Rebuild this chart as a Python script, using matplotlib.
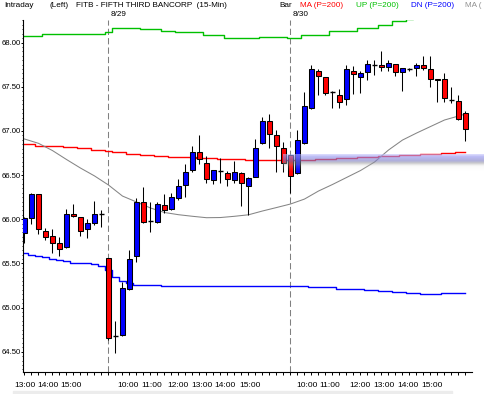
import numpy as np
import matplotlib.pyplot as plt
from matplotlib.ticker import FixedLocator, MultipleLocator, FormatStrFormatter
from matplotlib.patches import Rectangle

# 15-min candles, 3 sessions (last 12 bars of 8/28, then 8/29, 8/30)
opens = [65.84, 66.01, 66.29, 65.87, 65.81, 65.73, 65.69, 66.06, 66.02, 65.89, 65.96, 66.06,
         65.56, 64.68, 64.69, 65.21, 65.58, 66.19, 65.98, 65.97, 66.16, 66.12, 66.24, 66.39,
         66.56, 66.76, 66.64, 66.44, 66.55, 66.52, 66.44, 66.52, 66.38, 66.48, 66.86, 67.11,
         66.95, 66.81, 66.73, 66.52, 66.86, 67.26, 67.68, 67.61, 67.44, 67.41, 67.36, 67.68,
         67.61, 67.67, 67.75, 67.75, 67.72, 67.76, 67.67, 67.70, 67.71, 67.745, 67.70, 67.59,
         67.59, 67.35, 67.34, 67.20]
highs = [66.02, 66.30, 66.29, 65.90, 65.89, 65.80, 66.12, 66.17, 66.02, 66.00, 66.21, 66.10,
         65.56, 64.85, 65.29, 65.65, 66.24, 66.36, 66.20, 66.19, 66.29, 66.30, 66.45, 66.63,
         66.83, 66.95, 66.72, 66.56, 66.69, 66.55, 66.66, 66.54, 66.48, 66.91, 67.16, 67.19,
         67.01, 66.87, 66.74, 67.01, 67.44, 67.75, 67.70, 67.61, 67.45, 67.47, 67.75, 67.73,
         67.68, 67.80, 67.80, 67.90, 67.80, 67.76, 67.71, 67.71, 67.77, 67.85, 67.85, 67.59,
         67.65, 67.50, 67.41, 67.23]
lows = [65.73, 65.95, 65.83, 65.77, 65.62, 65.58, 65.67, 66.02, 65.81, 65.79, 65.94, 65.91,
        64.63, 64.49, 64.68, 65.20, 65.51, 65.96, 65.86, 65.96, 66.07, 66.10, 66.22, 66.25,
        66.54, 66.63, 66.41, 66.40, 66.41, 66.38, 66.41, 66.15, 66.05, 66.48, 66.85, 66.81,
        66.54, 66.54, 66.30, 66.51, 66.85, 67.25, 67.41, 67.41, 67.26, 67.26, 67.29, 67.42,
        67.43, 67.58, 67.63, 67.68, 67.68, 67.62, 67.45, 67.68, 67.62, 67.69, 67.50, 67.33,
        67.33, 67.31, 67.12, 66.88]
closes = [66.01, 66.29, 65.89, 65.80, 65.73, 65.66, 66.06, 66.04, 65.87, 65.96, 66.06, 66.06,
          64.65, 64.68, 65.22, 65.55, 66.19, 65.97, 65.98, 66.17, 66.10, 66.25, 66.38, 66.53,
          66.76, 66.68, 66.46, 66.56, 66.55, 66.46, 66.53, 66.41, 66.47, 66.81, 67.11, 66.97,
          66.83, 66.64, 66.49, 66.90, 67.28, 67.70, 67.62, 67.43, 67.44, 67.33, 67.70, 67.64,
          67.66, 67.76, 67.75, 67.72, 67.77, 67.67, 67.71, 67.70, 67.75, 67.71, 67.59, 67.58,
          67.37, 67.35, 67.13, 67.02]

ma_red = [66.848, 66.848, 66.832, 66.832, 66.825, 66.825, 66.814, 66.814, 66.802, 66.802,
          66.787, 66.787, 66.772, 66.757, 66.757, 66.738, 66.738, 66.723, 66.723, 66.712,
          66.712, 66.700, 66.700, 66.700, 66.700, 66.689, 66.689, 66.689, 66.676, 66.676,
          66.676, 66.676, 66.670, 66.670, 66.670, 66.670, 66.670, 66.670, 66.670, 66.670,
          66.670, 66.670, 66.681, 66.681, 66.681, 66.696, 66.696, 66.696, 66.707, 66.707,
          66.707, 66.719, 66.719, 66.719, 66.727, 66.727, 66.727, 66.738, 66.738, 66.738,
          66.753, 66.753, 66.764, 66.764]
band_up = [68.074, 68.074, 68.074, 68.093, 68.093, 68.093, 68.093, 68.093, 68.093, 68.093,
           68.093, 68.093, 68.115, 68.160, 68.160, 68.160, 68.160, 68.153, 68.153, 68.153,
           68.130, 68.130, 68.115, 68.115, 68.115, 68.115, 68.085, 68.085, 68.085, 68.048,
           68.048, 68.048, 68.048, 68.048, 68.059, 68.059, 68.059, 68.059, 68.051, 68.051,
           68.085, 68.085, 68.085, 68.085, 68.130, 68.130, 68.130, 68.130, 68.164, 68.164,
           68.164, 68.198, 68.198, 68.243, 68.243, 68.27, 68.29, 68.31, 68.33, 68.35,
           68.37, 68.39, 68.41, 68.43]
band_dn = [65.614, 65.595, 65.583, 65.568, 65.555, 65.538, 65.523, 65.507, 65.507, 65.507,
           65.493, 65.470, 65.425, 65.346, 65.300, 65.274, 65.255, 65.255, 65.255, 65.255,
           65.244, 65.244, 65.244, 65.244, 65.244, 65.244, 65.244, 65.244, 65.244, 65.244,
           65.244, 65.244, 65.244, 65.244, 65.244, 65.244, 65.244, 65.244, 65.244, 65.244,
           65.244, 65.229, 65.229, 65.229, 65.229, 65.213, 65.213, 65.206, 65.206, 65.195,
           65.195, 65.184, 65.184, 65.172, 65.172, 65.161, 65.161, 65.153, 65.153, 65.153,
           65.161, 65.161, 65.161, 65.161]
ma_gray_bars = [0, 2, 4, 6, 8, 10, 12, 14, 16, 18, 20, 22, 24, 26, 28, 30, 32, 34, 36, 38,
                40, 42, 44, 46, 48, 50, 52, 54, 56, 58, 60, 62, 63]
ma_gray = [66.908, 66.859, 66.777, 66.676, 66.579, 66.490, 66.387, 66.262, 66.195, 66.127,
           66.076, 66.051, 66.033, 66.017, 66.019, 66.033, 66.050, 66.093, 66.132, 66.172,
           66.228, 66.319, 66.393, 66.472, 66.551, 66.647, 66.783, 66.896, 66.975, 67.049,
           67.123, 67.168, 67.191]

session_starts = [12, 38]
session_labels = ["8/29", "8/30"]
hour_pos = [0.1, 3.4, 6.7, 14.8, 18.2, 21.9, 25.3, 28.6, 32.2, 40.3, 43.6, 47.9, 51.3, 54.8, 58.2]
hour_labels = ["13:00", "14:00", "15:00", "10:00", "11:00", "12:00", "13:00", "14:00", "15:00",
               "10:00", "11:00", "12:00", "13:00", "14:00", "15:00"]

W, H = 484, 394
FONT = ["Liberation Sans", "DejaVu Sans"]
plt.rcParams["font.family"] = FONT

fig = plt.figure(figsize=(W / 100, H / 100), dpi=100)
ax = fig.add_axes([23.3 / W, 21.7 / H, (472.5 - 23.3) / W, (372.3 - 20) / H])

x = np.arange(len(opens))
o = np.array(opens)
c = np.array(closes)

# indicator lines
ax.plot(x, band_up, color="#00c000", lw=1.0, drawstyle="steps-mid", zorder=1)
ax.plot(x, band_dn, color="#0000ff", lw=1.0, drawstyle="steps-mid", zorder=1)
ax.plot(x, ma_red, color="#ff0000", lw=1.0, drawstyle="steps-mid", zorder=1)
ax.plot(ma_gray_bars, ma_gray, color="#858585", lw=0.75, zorder=1)

for s in session_starts:
    ax.axvline(s, color="#808080", lw=0.75, dashes=(6, 3), zorder=0.5)

# candles
ax.vlines(x, lows, highs, color="black", lw=0.75, zorder=2)
body_w = 0.65
for i in range(len(x)):
    if abs(c[i] - o[i]) < 0.005:
        ax.hlines(o[i], i - body_w / 2, i + body_w / 2, color="black", lw=1.0, zorder=3)
    else:
        col = "#0000ff" if c[i] > o[i] else "#ff0000"
        ax.bar(i, abs(c[i] - o[i]), body_w, bottom=min(o[i], c[i]), color=col,
               edgecolor="black", linewidth=0.75, zorder=3)

ax.set_xlim(-0.17, 64.0)
ax.set_ylim(64.267, 68.255)

for side in ["top", "right"]:
    ax.spines[side].set_visible(False)
for side in ["left", "bottom"]:
    ax.spines[side].set_linewidth(0.8)

ax.xaxis.set_major_locator(FixedLocator(hour_pos))
ax.set_xticklabels(hour_labels)
ax.xaxis.set_minor_locator(FixedLocator(list(range(len(x)))))
ax.tick_params(axis="x", which="major", length=0, pad=7, labelsize=6.0)
ax.tick_params(axis="x", which="minor", length=2.5, width=0.7, direction="out")

ax.yaxis.set_major_locator(MultipleLocator(0.5))
ax.yaxis.set_major_formatter(FormatStrFormatter("%.2f"))
ax.yaxis.set_minor_locator(MultipleLocator(0.05))
ax.tick_params(axis="y", which="major", length=1.6, width=0.7, pad=0.3, labelsize=5.6)
ax.tick_params(axis="y", which="minor", length=1.0, width=0.6)

# header
def ftext(px, py, s, color="black", ha="left"):
    fig.text(px / W, 1 - py / H, s, color=color, fontsize=5.9, ha=ha, va="center")

ftext(4, 5.5, "Intraday")
ftext(49, 5.5, "(Left)")
ftext(76, 5.5, "FITB - FIFTH THIRD BANCORP  (15-Min)")
ftext(279, 5.5, "Bar")
ftext(300, 5.5, "MA (P=200)", color="#ff0000")
ftext(356, 5.5, "UP (P=200)", color="#00c000")
ftext(411, 5.5, "DN (P=200)", color="#0000ff")
ftext(465, 5.5, "MA (", color="#909090")
for s, lab in zip(session_starts, session_labels):
    xp = ax.transData.transform((s, 0))[0] / fig.dpi * 100
    ftext(xp + 2, 15, lab)

# selection highlight band
stops_y = [0, 3, 7, 9, 12, 17]
stops_r = [205, 150, 125, 145, 220, 250]
stops_g = [205, 150, 125, 145, 220, 250]
stops_b = [255, 240, 195, 150, 220, 250]
stops_a = [0.55, 0.65, 0.62, 0.5, 0.18, 0.0]
rows = np.arange(18)
grad = np.zeros((18, 1, 4))
grad[:, 0, 0] = np.interp(rows, stops_y, stops_r) / 255
grad[:, 0, 1] = np.interp(rows, stops_y, stops_g) / 255
grad[:, 0, 2] = np.interp(rows, stops_y, stops_b) / 255
grad[:, 0, 3] = np.interp(rows, stops_y, stops_a)
bax = fig.add_axes([283 / W, 1 - 172 / H, (W - 283) / W, 18 / H], zorder=5)
bax.imshow(grad, aspect="auto", interpolation="bilinear")
bax.axis("off")

# bottom scrollbar strip
fig.patches.append(Rectangle((13 / W, 0), (452 - 13) / W, 3.5 / H, transform=fig.transFigure,
                             color="#ececec", zorder=0))

fig.savefig("out.png", dpi=100)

◆ ◆ ◆ ◆

Please restate the material above line by line, exactly, beginning at its first line and ending with the line that contains "from matplotlib.patches import Rectangle", without any pictures.

→ **Exercise answer**
Rebuild this chart as a Python script, using matplotlib.
import numpy as np
import matplotlib.pyplot as plt
from matplotlib.ticker import FixedLocator, MultipleLocator, FormatStrFormatter
from matplotlib.patches import Rectangle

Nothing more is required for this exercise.